Einstein's Relativity Explained
Explore the fascinating concepts of Einstein's theory of relativity and its impact on modern physics.
General Relativity Explained simply
Let’s go back to the year 1905. Albert Einstein, then a patent clerk in Switzerland, publishes his Special Theory of Relativity. He suggested something radical: that the laws of physics are the same for all observers moving at constant speeds, and light travels at the same speed no matter how fast you're moving. But here’s the catch: his theory only worked for objects moving at a constant speed in a straight line, and it didn’t explain what happens in the presence of gravity.
Einstein was troubled by this limitation. Imagine him sitting in his office, watching a window washer on a ladder outside. Suddenly, he has one of his famous thought experiments. He wonders, ‘What if the window washer were to fall? What would he feel?’ Einstein realized that during the fall, the worker would feel weightless, as if gravity were suddenly gone.
This insight sparked his quest to connect gravity with relativity. Einstein hypothesized that gravity and acceleration are equivalent: if you’re in a closed room on Earth, gravity pulls you down.

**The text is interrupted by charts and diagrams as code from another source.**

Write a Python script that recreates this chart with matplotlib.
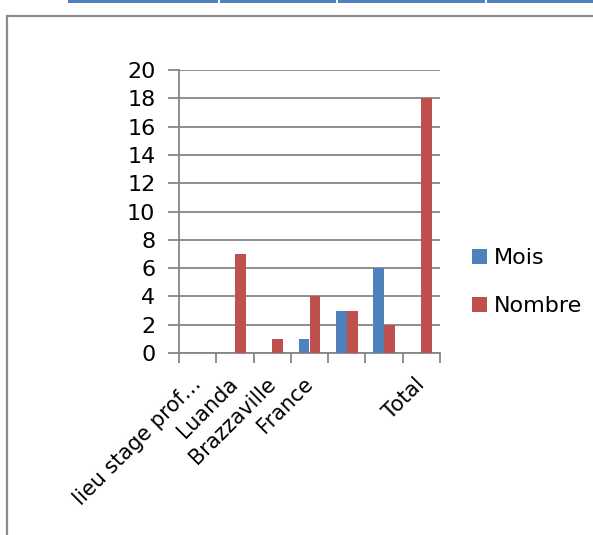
import matplotlib.pyplot as plt
import numpy as np
from matplotlib.patches import Rectangle
from matplotlib.lines import Line2D

categories = ["lieu stage prof…", "Luanda", "Brazzaville", "France", "", "", "Total"]
mois = [0, 0, 0, 1, 3, 6, 0]
nombre = [0, 7, 1, 4, 3, 2, 18]

blue = "#4F81BD"
red = "#C0504D"
grey = "#868686"

plt.rcParams['font.family'] = ['DejaVu Sans']

W, H = 593, 535
fig = plt.figure(figsize=(W / 100, H / 100), dpi=100)

# page decorations: table border on top, chart frame
fig.add_artist(Rectangle((68 / W, 1 - 3 / H), 1 - 68 / W, 3 / H, transform=fig.transFigure,
                         facecolor=blue, edgecolor="none"))
for gx in [218, 336, 485]:
    fig.add_artist(Rectangle((gx / W, 1 - 3 / H), 1.5 / W, 3 / H, transform=fig.transFigure,
                             facecolor="white", edgecolor="none"))
fig.add_artist(Line2D([7 / W, 1], [1 - 16 / H, 1 - 16 / H], transform=fig.transFigure,
                      color="#8c8c8c", lw=1.6))
fig.add_artist(Line2D([7 / W, 7 / W], [0, 1 - 16 / H], transform=fig.transFigure,
                      color="#8c8c8c", lw=1.6))

ax = fig.add_axes([179 / W, 182 / H, 261 / W, 283 / H])
x = np.arange(len(categories))
bw = 0.29
ax.bar(x - bw / 2, mois, bw, color=blue, label="Mois", zorder=3)
ax.bar(x + bw / 2, nombre, bw, color=red, label="Nombre", zorder=3)

ax.set_xlim(-0.5, len(categories) - 0.5)
ax.set_ylim(0, 20)
ax.set_yticks(range(0, 21, 2))
ax.yaxis.grid(True, color=grey, lw=1.3, zorder=0)
for s in ["top", "right"]:
    ax.spines[s].set_visible(False)
for s in ["left", "bottom"]:
    ax.spines[s].set_color(grey)
    ax.spines[s].set_linewidth(1.3)

ax.set_xticks(x)
ax.set_xticklabels(categories, rotation=45, ha="right", va="center",
                   rotation_mode="anchor", fontsize=15)
ax.tick_params(axis="x", length=0, pad=20)
ax.set_xticks(np.arange(-0.5, len(categories)), minor=True)
ax.tick_params(axis="x", which="minor", length=7, width=1.3, color=grey)
ax.tick_params(axis="y", length=8, width=1.3, color=grey, labelsize=16, pad=9)

ax.legend(loc="center left", bbox_to_anchor=(1.045, 0.25), frameon=False, fontsize=16,
          handlelength=0.7, handleheight=0.7, handletextpad=0.3, labelspacing=1.25)

fig.savefig("out.png", dpi=100)
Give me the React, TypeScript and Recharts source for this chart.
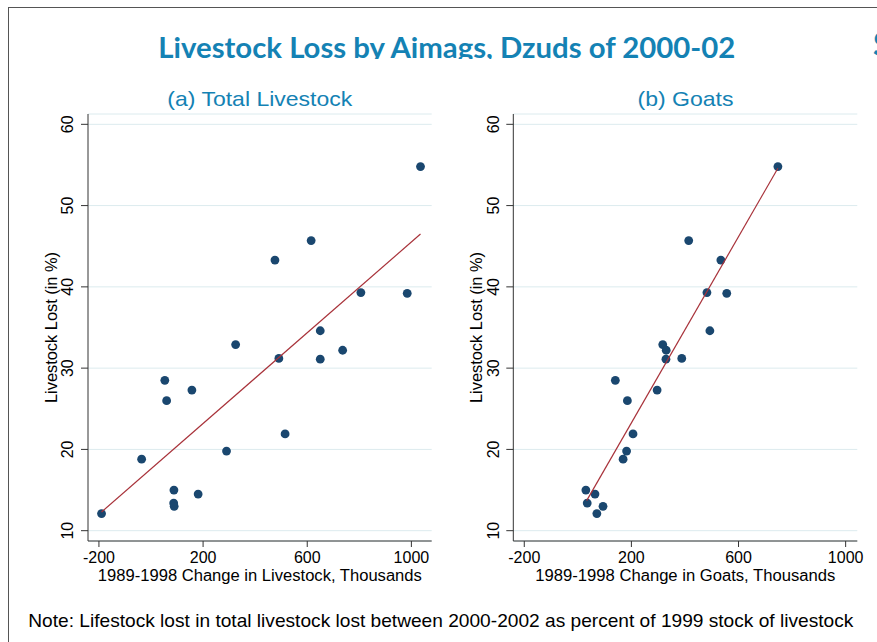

But in space, if you’re in a spaceship accelerating at the same rate as gravity on Earth, you’d feel exactly the same pull on your body. He called this the equivalence principle.
Einstein took this further. He proposed that if gravity could bend the path of an object, it might also bend the path of light. Light would follow the shortest path, but what if gravity actually curved space itself? He theorized that mass and energy could warp the fabric of space—meaning light would curve along this ‘warped’ path.
Now, the mathematics to describe this warped space were beyond Einstein's abilities, so he enlisted the help of his friend Marcel Grossmann, a mathematician. Together, they worked with a geometry known as Riemannian geometry, which describes curved surfaces, like a sphere. With this geometry, Einstein was able to describe a new vision of gravity: instead of a force acting at a distance, gravity was simply a consequence of curved space-time, where objects follow paths dictated by this curvature.
In 1919, Einstein's theory got its first test during a solar eclipse. Arthur Eddington, an English astronomer, photographed stars near the sun. If Einstein was correct, light from these stars would bend as it passed by the sun, appearing slightly shifted from their true position. Eddington’s observations matched Einstein’s predictions, proving that light indeed bends in a gravitational field.
This is general relativity: a universe where massive objects like stars and planets bend space-time, guiding objects and even light along curved paths. Einstein transformed our understanding of gravity—not as an invisible force—but as a warp in the fabric of the cosmos itself."